■ **Work required**:
Quote, please, the line with "Output the web", the line with "const pxPerUnit = (plotBottom", and every line between them, exactly and with nothing else.

━━ Record set ━━

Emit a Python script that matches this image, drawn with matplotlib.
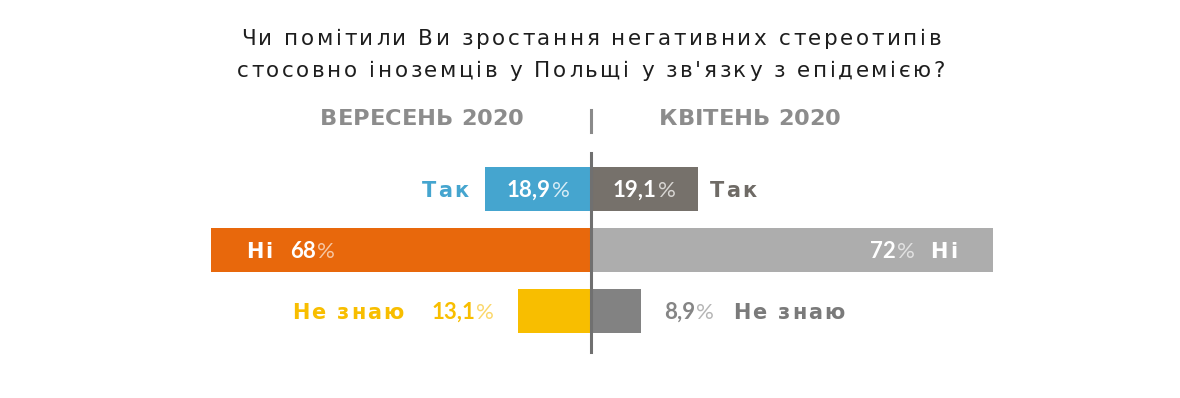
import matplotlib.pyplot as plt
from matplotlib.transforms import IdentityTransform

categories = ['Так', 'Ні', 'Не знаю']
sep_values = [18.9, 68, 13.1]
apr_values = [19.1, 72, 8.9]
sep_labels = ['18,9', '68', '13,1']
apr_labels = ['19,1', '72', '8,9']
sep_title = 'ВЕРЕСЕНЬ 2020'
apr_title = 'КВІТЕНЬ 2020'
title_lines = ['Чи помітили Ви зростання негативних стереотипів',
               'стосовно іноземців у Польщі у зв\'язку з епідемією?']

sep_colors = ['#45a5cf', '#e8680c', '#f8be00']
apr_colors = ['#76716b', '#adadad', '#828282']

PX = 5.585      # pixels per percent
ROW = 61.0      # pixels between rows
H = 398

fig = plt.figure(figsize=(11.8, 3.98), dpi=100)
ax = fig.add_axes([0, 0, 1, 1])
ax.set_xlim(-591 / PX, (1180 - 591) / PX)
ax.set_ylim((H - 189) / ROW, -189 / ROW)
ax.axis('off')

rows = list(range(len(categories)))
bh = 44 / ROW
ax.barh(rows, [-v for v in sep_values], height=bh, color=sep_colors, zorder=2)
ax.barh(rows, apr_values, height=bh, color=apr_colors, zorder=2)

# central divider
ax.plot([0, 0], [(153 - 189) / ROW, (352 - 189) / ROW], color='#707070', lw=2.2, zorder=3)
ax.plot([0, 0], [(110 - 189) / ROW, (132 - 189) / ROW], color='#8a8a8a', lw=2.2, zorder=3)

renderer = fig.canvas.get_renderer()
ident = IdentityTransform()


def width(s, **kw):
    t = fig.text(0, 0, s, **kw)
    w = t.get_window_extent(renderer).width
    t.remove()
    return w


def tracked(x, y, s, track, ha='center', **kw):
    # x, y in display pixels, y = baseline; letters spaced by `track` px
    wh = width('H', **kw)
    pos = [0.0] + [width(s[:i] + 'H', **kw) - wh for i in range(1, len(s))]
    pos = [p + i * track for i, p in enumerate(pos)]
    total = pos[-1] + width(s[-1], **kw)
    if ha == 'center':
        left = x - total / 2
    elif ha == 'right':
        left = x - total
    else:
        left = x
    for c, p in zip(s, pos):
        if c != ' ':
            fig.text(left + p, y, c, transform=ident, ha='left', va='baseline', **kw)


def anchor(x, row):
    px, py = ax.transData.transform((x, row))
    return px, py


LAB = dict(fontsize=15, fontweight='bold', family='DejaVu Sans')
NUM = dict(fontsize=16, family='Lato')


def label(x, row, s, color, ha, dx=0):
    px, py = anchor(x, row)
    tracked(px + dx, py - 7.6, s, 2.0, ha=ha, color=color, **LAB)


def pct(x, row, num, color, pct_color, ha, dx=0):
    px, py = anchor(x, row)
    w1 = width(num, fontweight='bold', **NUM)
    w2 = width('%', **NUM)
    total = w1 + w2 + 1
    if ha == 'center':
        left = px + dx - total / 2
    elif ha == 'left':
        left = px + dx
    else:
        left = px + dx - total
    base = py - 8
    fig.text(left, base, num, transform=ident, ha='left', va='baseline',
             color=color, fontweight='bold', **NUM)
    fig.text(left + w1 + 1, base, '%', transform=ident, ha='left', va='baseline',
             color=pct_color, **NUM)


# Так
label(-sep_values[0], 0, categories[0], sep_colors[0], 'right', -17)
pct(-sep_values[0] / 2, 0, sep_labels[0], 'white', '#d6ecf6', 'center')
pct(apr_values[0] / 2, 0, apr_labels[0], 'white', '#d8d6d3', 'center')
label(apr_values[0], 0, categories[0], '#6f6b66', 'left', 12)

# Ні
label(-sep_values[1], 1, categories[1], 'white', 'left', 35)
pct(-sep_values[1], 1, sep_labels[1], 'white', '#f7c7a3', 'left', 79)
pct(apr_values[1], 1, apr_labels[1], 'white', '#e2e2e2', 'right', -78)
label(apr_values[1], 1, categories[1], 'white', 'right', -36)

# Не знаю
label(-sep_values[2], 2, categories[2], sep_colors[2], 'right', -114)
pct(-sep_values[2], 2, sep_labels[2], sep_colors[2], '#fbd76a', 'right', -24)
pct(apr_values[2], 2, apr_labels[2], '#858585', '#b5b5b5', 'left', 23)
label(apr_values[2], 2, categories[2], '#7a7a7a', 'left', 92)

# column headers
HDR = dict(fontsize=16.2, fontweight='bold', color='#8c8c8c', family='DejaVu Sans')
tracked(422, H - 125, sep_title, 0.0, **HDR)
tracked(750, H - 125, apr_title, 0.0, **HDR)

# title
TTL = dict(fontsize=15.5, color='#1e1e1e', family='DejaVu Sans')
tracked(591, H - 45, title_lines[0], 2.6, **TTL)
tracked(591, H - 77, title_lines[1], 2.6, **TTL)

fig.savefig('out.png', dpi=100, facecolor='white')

━━━
━━ Record set ━━

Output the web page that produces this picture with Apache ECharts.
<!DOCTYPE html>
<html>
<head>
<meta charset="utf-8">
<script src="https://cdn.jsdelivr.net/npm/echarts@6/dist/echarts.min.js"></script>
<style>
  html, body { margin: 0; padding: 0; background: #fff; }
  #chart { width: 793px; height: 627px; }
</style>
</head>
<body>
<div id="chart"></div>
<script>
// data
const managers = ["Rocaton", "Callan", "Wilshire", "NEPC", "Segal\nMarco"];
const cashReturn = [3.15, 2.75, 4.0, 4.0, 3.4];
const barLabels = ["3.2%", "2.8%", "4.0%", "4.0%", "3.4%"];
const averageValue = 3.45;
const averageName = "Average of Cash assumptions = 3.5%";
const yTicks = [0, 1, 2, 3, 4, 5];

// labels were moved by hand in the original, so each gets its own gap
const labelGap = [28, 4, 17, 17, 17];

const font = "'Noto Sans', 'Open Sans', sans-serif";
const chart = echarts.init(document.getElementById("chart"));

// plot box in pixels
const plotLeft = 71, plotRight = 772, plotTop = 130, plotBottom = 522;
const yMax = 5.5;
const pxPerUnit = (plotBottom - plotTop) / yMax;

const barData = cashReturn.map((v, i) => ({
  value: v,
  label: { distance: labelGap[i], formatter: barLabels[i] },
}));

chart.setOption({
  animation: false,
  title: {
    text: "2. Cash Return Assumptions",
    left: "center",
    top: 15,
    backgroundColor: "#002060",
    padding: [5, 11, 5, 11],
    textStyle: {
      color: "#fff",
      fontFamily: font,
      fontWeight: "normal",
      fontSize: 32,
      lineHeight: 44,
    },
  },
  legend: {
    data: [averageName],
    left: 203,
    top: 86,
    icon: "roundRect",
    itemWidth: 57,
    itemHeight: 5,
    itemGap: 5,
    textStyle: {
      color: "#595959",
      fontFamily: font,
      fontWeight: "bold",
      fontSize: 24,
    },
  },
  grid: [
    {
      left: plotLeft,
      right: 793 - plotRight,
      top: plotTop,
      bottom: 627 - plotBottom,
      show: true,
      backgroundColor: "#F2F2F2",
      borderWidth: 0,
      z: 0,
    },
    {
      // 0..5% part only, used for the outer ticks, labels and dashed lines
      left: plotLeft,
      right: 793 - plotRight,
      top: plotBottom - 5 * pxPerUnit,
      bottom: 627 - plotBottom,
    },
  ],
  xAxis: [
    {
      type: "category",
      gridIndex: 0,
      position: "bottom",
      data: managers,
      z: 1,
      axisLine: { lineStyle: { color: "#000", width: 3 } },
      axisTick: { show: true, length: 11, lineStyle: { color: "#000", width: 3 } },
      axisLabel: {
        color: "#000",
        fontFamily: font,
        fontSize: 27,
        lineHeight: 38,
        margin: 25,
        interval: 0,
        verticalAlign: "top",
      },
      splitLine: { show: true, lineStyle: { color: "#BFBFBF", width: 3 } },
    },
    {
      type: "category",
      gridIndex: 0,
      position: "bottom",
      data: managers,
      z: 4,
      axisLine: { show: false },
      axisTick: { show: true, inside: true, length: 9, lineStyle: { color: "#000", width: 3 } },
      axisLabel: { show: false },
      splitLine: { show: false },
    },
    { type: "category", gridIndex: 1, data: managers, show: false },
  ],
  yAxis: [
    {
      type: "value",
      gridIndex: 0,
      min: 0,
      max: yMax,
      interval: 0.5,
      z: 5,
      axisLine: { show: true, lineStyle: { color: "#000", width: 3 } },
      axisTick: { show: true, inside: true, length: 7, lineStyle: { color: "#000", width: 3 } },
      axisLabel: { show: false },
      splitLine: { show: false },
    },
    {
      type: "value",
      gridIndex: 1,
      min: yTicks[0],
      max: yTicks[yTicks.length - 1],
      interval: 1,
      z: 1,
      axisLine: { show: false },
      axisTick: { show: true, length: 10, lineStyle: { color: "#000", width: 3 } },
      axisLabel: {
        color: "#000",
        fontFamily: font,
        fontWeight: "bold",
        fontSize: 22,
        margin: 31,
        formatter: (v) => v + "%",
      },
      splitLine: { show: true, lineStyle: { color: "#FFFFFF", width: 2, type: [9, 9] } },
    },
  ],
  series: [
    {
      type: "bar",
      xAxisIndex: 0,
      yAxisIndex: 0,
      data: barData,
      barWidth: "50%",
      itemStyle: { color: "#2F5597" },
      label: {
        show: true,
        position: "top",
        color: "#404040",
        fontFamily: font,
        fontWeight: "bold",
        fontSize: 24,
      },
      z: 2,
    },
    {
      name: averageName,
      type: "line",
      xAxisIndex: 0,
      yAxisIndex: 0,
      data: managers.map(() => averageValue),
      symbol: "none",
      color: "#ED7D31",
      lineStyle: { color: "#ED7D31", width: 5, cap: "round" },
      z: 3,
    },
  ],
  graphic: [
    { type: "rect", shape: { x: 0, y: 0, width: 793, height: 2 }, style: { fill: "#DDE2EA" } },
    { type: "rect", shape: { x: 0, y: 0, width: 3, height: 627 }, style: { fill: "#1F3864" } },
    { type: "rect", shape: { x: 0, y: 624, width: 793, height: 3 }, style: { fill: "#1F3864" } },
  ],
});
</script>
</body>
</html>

━━━
━━ Record set ━━

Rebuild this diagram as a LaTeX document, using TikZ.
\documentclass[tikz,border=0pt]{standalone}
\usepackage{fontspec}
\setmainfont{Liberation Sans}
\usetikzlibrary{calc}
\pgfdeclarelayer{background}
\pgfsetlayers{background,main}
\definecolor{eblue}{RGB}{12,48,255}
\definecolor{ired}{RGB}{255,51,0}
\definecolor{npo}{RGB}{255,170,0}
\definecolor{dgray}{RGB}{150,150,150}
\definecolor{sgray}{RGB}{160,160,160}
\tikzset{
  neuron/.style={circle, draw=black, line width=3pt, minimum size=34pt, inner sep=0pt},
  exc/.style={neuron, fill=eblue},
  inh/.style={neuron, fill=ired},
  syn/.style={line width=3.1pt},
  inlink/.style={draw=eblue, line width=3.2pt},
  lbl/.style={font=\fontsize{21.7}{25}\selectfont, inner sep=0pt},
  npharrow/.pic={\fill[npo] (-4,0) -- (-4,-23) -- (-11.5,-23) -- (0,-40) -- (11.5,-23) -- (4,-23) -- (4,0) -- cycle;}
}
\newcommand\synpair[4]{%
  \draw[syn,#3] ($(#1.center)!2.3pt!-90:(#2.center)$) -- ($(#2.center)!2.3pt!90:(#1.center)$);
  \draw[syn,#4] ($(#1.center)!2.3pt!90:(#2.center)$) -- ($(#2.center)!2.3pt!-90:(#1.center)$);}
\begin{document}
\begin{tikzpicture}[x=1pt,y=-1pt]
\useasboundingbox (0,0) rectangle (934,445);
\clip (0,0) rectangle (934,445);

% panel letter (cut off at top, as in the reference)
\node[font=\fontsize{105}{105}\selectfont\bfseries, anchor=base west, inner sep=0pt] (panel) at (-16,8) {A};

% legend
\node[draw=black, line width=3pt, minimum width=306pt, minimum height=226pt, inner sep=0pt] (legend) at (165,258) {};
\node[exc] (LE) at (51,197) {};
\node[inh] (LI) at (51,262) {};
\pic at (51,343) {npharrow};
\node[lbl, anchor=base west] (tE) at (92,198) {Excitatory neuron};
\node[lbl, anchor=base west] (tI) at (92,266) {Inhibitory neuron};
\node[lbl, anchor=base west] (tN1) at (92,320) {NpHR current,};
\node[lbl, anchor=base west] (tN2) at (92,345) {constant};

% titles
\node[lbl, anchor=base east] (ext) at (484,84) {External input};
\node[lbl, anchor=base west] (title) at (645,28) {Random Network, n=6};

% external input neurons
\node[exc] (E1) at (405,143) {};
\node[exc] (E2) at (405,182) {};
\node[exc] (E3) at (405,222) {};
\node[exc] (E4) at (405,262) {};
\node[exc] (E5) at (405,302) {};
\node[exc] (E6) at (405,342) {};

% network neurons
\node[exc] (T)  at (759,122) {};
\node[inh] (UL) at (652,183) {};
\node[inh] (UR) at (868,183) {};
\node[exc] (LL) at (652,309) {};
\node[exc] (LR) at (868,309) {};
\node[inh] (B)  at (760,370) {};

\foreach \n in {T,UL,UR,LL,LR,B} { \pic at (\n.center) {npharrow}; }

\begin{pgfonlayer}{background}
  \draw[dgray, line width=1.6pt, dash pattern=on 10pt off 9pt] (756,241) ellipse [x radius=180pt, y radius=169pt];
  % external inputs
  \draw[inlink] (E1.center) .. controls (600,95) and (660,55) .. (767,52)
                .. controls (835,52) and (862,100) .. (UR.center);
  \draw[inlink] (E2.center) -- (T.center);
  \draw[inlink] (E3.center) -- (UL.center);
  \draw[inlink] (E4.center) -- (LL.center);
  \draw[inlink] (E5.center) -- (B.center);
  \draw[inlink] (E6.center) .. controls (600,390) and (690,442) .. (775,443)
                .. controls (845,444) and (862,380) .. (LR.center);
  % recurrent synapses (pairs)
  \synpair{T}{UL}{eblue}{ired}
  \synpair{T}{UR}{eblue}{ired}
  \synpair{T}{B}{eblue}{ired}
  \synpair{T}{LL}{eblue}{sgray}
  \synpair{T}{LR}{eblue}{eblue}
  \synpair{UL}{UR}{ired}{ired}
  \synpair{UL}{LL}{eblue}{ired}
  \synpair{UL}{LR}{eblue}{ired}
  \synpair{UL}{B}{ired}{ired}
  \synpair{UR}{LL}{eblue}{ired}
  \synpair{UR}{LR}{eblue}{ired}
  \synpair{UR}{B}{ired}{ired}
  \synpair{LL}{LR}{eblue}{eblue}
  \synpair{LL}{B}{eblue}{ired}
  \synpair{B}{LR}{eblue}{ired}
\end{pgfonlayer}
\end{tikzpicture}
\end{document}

━━━

■ **Solution below**:
Output the web page that produces this picture with Apache ECharts.
<!DOCTYPE html>
<html>
<head>
<meta charset="utf-8">
<script src="https://cdn.jsdelivr.net/npm/echarts@6/dist/echarts.min.js"></script>
<style>
  html, body { margin: 0; padding: 0; background: #fff; }
  #chart { width: 793px; height: 627px; }
</style>
</head>
<body>
<div id="chart"></div>
<script>
// data
const managers = ["Rocaton", "Callan", "Wilshire", "NEPC", "Segal\nMarco"];
const cashReturn = [3.15, 2.75, 4.0, 4.0, 3.4];
const barLabels = ["3.2%", "2.8%", "4.0%", "4.0%", "3.4%"];
const averageValue = 3.45;
const averageName = "Average of Cash assumptions = 3.5%";
const yTicks = [0, 1, 2, 3, 4, 5];

// labels were moved by hand in the original, so each gets its own gap
const labelGap = [28, 4, 17, 17, 17];

const font = "'Noto Sans', 'Open Sans', sans-serif";
const chart = echarts.init(document.getElementById("chart"));

// plot box in pixels
const plotLeft = 71, plotRight = 772, plotTop = 130, plotBottom = 522;
const yMax = 5.5;
const pxPerUnit = (plotBottom - plotTop) / yMax;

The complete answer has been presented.